The sorry truth is that here in Panama we spend many weekends working. Our daughter is grown and married (and working in the business with us). Our son is graduating high school this year and preparing for his next steps, post our full-time involvement.
And Lief and I are hunkered down, like so many others in Panama City, building a business. This town is all about business. We fit right in.
And, like all the other businesspeople, entrepreneurs, and investors who call Panama City home, we escape the routine of life in this busy, frenzied boom town as often as possible.
Every Panama City dweller who can afford one has a home at the beach. Most prefer the nearby City Beaches.
Lief and I prioritize privacy and elbow room, so we travel farther afield for our weekend beach escapes… to the west coast of this country’s Azuero Peninsula and Los Islotes.
These weekends are the ones I call to mind when I’m stuck again in traffic or otherwise facing head-on the challenges of day-to-day life in this gritty metropolis.
Life out on the Azuero Peninsula is a world apart from life here in the big city…
What, specifically, practically, is the routine of life like out at Los Islotes on Panama’s Azuero Sunset Coast?

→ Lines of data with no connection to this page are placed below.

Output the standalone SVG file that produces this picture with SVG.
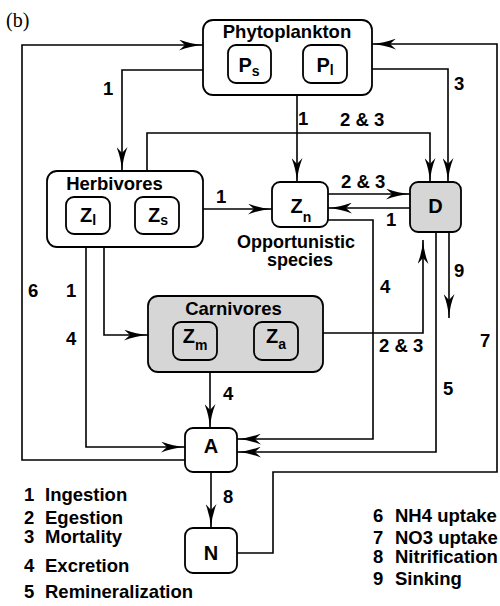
<svg xmlns="http://www.w3.org/2000/svg" width="500" height="606" viewBox="0 0 500 606">
<style>
.bx{fill:#fff;stroke:#000;stroke-width:1.8}
.sh{fill:#d6d6d6;stroke:#000;stroke-width:1.8}
.ln{fill:none;stroke:#000;stroke-width:1.6}
text{font-family:"Liberation Sans",Arial,sans-serif;font-weight:bold;fill:#000}
.t{font-size:18.5px}
.nm{font-size:20px;text-anchor:middle}
.sub{font-size:14px}
.lg{font-size:18.5px}
</style>
<defs>
<marker id="ah" markerWidth="24" markerHeight="11" refX="24" refY="5.5" orient="auto" markerUnits="userSpaceOnUse">
<path d="M0,0 Q11,4.5 24,5.5 Q11,6.5 0,11 L6,5.5 z" fill="#000"/>
</marker>
</defs>
<rect width="500" height="606" fill="#fff"/>
<text x="6" y="27" style="font-family:'Liberation Serif',serif;font-weight:normal;font-size:20px">(b)</text>

<g id="connectors">
<path class="ln" d="M203,70 H122 V171" marker-end="url(#ah)"/>
<path class="ln" d="M297,95 V182" marker-end="url(#ah)"/>
<path class="ln" d="M147,171 V133 H430 V182" marker-end="url(#ah)"/>
<path class="ln" d="M372,69 H448 V182" marker-end="url(#ah)"/>
<path class="ln" d="M179,209 H272" marker-end="url(#ah)"/>
<path class="ln" d="M328,194 H410" marker-end="url(#ah)"/>
<path class="ln" d="M410,208 H328" marker-end="url(#ah)"/>
<path class="ln" d="M328,220 H373 V439 H237" marker-end="url(#ah)"/>
<path class="ln" d="M436,232 V452 H237" marker-end="url(#ah)"/>
<path class="ln" d="M449,232 V318" marker-end="url(#ah)"/>
<path class="ln" d="M323,333 H423 V240" marker-end="url(#ah)"/>
<path class="ln" d="M104,247 V335 H148" marker-end="url(#ah)"/>
<path class="ln" d="M86,247 V447 H185" marker-end="url(#ah)"/>
<path class="ln" d="M210,372 V428" marker-end="url(#ah)"/>
<path class="ln" d="M185,460 H22 V45 H203" marker-end="url(#ah)"/>
<path class="ln" d="M211,472 V528" marker-end="url(#ah)"/>
<path class="ln" d="M237,553 H273 V472 H497 V44 H372" marker-end="url(#ah)"/>
<text class="t" x="103" y="95">1</text>
<text class="t" x="298" y="125">1</text>
<text class="t" x="340" y="126">2 &amp; 3</text>
<text class="t" x="454" y="90">3</text>
<text class="t" x="216" y="203">1</text>
<text class="t" x="341" y="188">2 &amp; 3</text>
<text class="t" x="386" y="226">1</text>
<text class="t" x="380" y="293">4</text>
<text class="t" x="454" y="277">9</text>
<text class="t" x="443" y="395">5</text>
<text class="t" x="379" y="352">2 &amp; 3</text>
<text class="t" x="480" y="347">7</text>
<text class="t" x="66" y="297">1</text>
<text class="t" x="66" y="345">4</text>
<text class="t" x="28" y="297">6</text>
<text class="t" x="223" y="400">4</text>
<text class="t" x="223" y="503">8</text>
</g>

<g id="phytoplankton">
<rect class="bx" x="203" y="20" width="169" height="75" rx="10"/>
<text class="t" x="287" y="38" text-anchor="middle">Phytoplankton</text>
</g>
<g id="Ps">
<rect class="bx" x="228" y="45" width="43" height="38" rx="8"/>
<text class="nm" x="249" y="72">P<tspan class="sub" dy="4">s</tspan></text>
</g>
<g id="Pl">
<rect class="bx" x="303" y="45" width="44" height="38" rx="8"/>
<text class="nm" x="325" y="72">P<tspan class="sub" dy="3">l</tspan></text>
</g>

<g id="herbivores">
<rect class="bx" x="47" y="171" width="156" height="76" rx="10"/>
<text class="t" x="114.5" y="190" text-anchor="middle">Herbivores</text>
</g>
<g id="Zl">
<rect class="bx" x="66" y="197" width="44" height="37" rx="8"/>
<text class="nm" x="88" y="222">Z<tspan class="sub" dy="3">l</tspan></text>
</g>
<g id="Zs">
<rect class="bx" x="135" y="197" width="44" height="37" rx="8"/>
<text class="nm" x="158" y="222">Z<tspan class="sub" dy="3">s</tspan></text>
</g>

<g id="Zn">
<rect class="bx" x="272" y="182" width="56" height="45" rx="8"/>
<text class="nm" x="301" y="213">Z<tspan class="sub" dy="9">n</tspan></text>
</g>
<g id="opportunistic">
<text class="t" x="296" y="248" text-anchor="middle" style="font-size:18px">Opportunistic</text>
<text class="t" x="300" y="266" text-anchor="middle" style="font-size:18px">species</text>
</g>

<g id="D">
<rect class="sh" x="410" y="182" width="51" height="50" rx="8"/>
<text class="nm" x="435.5" y="213">D</text>
</g>

<g id="carnivores">
<rect class="sh" x="148" y="296" width="175" height="76" rx="10"/>
<text class="t" x="233.5" y="315" text-anchor="middle">Carnivores</text>
</g>
<g id="Zm">
<rect class="sh" x="173" y="322" width="44" height="38" rx="8"/>
<text class="nm" x="195" y="343">Z<tspan class="sub" dy="7">m</tspan></text>
</g>
<g id="Za">
<rect class="sh" x="254" y="322" width="44" height="38" rx="8"/>
<text class="nm" x="276" y="343">Z<tspan class="sub" dy="6">a</tspan></text>
</g>

<g id="A">
<rect class="bx" x="185" y="428" width="52" height="44" rx="8"/>
<text class="nm" x="211" y="453">A</text>
</g>
<g id="N">
<rect class="bx" x="185" y="528" width="52" height="45" rx="8"/>
<text class="nm" x="211" y="560">N</text>
</g>

<g id="legend">
<text class="lg" x="24" y="501">1</text><text class="lg" x="45" y="501">Ingestion</text>
<text class="lg" x="24" y="524">2</text><text class="lg" x="45" y="524">Egestion</text>
<text class="lg" x="24" y="543">3</text><text class="lg" x="45" y="543">Mortality</text>
<text class="lg" x="24" y="572">4</text><text class="lg" x="45" y="572">Excretion</text>
<text class="lg" x="24" y="598">5</text><text class="lg" x="45" y="598">Remineralization</text>
<text class="lg" x="373" y="522">6</text><text class="lg" x="395" y="522">NH4 uptake</text>
<text class="lg" x="373" y="544">7</text><text class="lg" x="395" y="544">NO3 uptake</text>
<text class="lg" x="373" y="563">8</text><text class="lg" x="395" y="563">Nitrification</text>
<text class="lg" x="373" y="585">9</text><text class="lg" x="395" y="585">Sinking</text>
</g>
</svg>
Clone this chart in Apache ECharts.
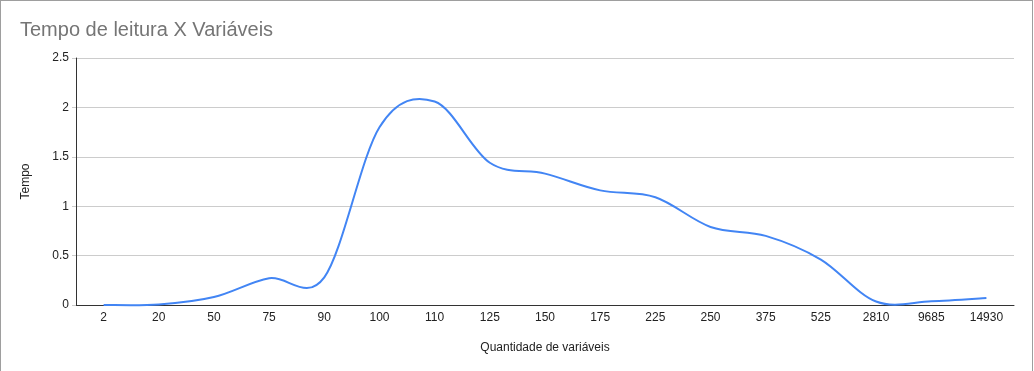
<!DOCTYPE html>
<html><head><meta charset="utf-8">
<script src="https://cdn.jsdelivr.net/npm/echarts@6/dist/echarts.min.js"></script>
<style>
html,body{margin:0;padding:0;background:#fff;}
#frame{position:absolute;left:0;top:0;width:1033px;height:376px;border:1px solid #9e9e9e;box-sizing:border-box;}
#c{position:absolute;left:0;top:0;width:1034px;height:371px;}
</style></head>
<body>
<div id="c"></div>
<div id="frame"></div>
<script>
const categories = ['2','20','50','75','90','100','110','125','150','175','225','250','375','525','2810','9685','14930'];
const tempo = [0, 0.005, 0.08, 0.27, 0.28, 1.8, 2.06, 1.44, 1.33, 1.16, 1.09, 0.79, 0.70, 0.46, 0.035, 0.038, 0.07];
const yTicks = [0, 0.5, 1, 1.5, 2, 2.5];

function renderCurve(params, api) {
  if (params.dataIndex !== 0) return null;
  const pts = tempo.map((v, i) => api.coord([i, v]));
  let d = 'M' + pts[0][0] + ' ' + pts[0][1];
  for (let i = 0; i < pts.length - 1; i++) {
    const p0 = pts[i - 1] || pts[i];
    const p1 = pts[i];
    const p2 = pts[i + 1];
    const p3 = pts[i + 2] || pts[i + 1];
    const c1x = p1[0] + (p2[0] - p0[0]) / 6, c1y = p1[1] + (p2[1] - p0[1]) / 6;
    const c2x = p2[0] - (p3[0] - p1[0]) / 6, c2y = p2[1] - (p3[1] - p1[1]) / 6;
    d += ' C' + c1x + ' ' + c1y + ' ' + c2x + ' ' + c2y + ' ' + p2[0] + ' ' + p2[1];
  }
  return {
    type: 'path',
    shape: {pathData: d},
    style: {fill: 'none', stroke: '#4285F4', lineWidth: 2}
  };
}

const chart = echarts.init(document.getElementById('c'));
chart.setOption({
  animation: false,
  title: {
    text: 'Tempo de leitura X Variáveis',
    left: 15, top: 15,
    textStyle: {fontFamily: 'Liberation Sans, Arial', fontSize: 20, fontWeight: 'normal', color: '#757575'}
  },
  grid: {left: 76, right: 20, top: 58, bottom: 66},
  xAxis: {
    type: 'category', data: categories, boundaryGap: true,
    name: 'Quantidade de variáveis', nameLocation: 'middle', nameGap: 37,
    nameTextStyle: {fontFamily: 'Liberation Sans, Arial', fontSize: 12, color: '#222'},
    axisLine: {lineStyle: {color: '#333', width: 1}},
    axisTick: {show: false},
    axisLabel: {fontFamily: 'Liberation Sans, Arial', fontSize: 12, color: '#222', margin: 7, interval: 0}
  },
  yAxis: {
    type: 'value', min: 0, max: 2.5, interval: 0.5,
    name: 'Tempo', nameLocation: 'middle', nameGap: 44,
    nameTextStyle: {fontFamily: 'Liberation Sans, Arial', fontSize: 12, color: '#222'},
    axisLine: {show: true, lineStyle: {color: '#333', width: 1}},
    axisTick: {show: true, length: 4, lineStyle: {color: '#ccc'}},
    splitLine: {lineStyle: {color: '#cccccc'}},
    axisLabel: {fontFamily: 'Liberation Sans, Arial', fontSize: 12, color: '#222', margin: 7,
      formatter: v => yTicks.includes(v) ? String(v) : ''}
  },
  series: [{
    type: 'custom',
    data: tempo.map((v, i) => [i, v]),
    encode: {x: 0, y: 1},
    renderItem: renderCurve,
    clip: false
  }]
});
</script>
</body></html>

Honestly, I don’t know. I can tell you what it’s like to come and go from this beautiful coastal outpost as a weekend tourist, but I haven’t yet had the chance to get to know the region as a more full-time resident.
This will change soon. The house that Lief and I have been building at Los Islotes will be finished by May 1. We intend to spend as much time enjoying it and getting to know its neighborhood as possible as soon as possible.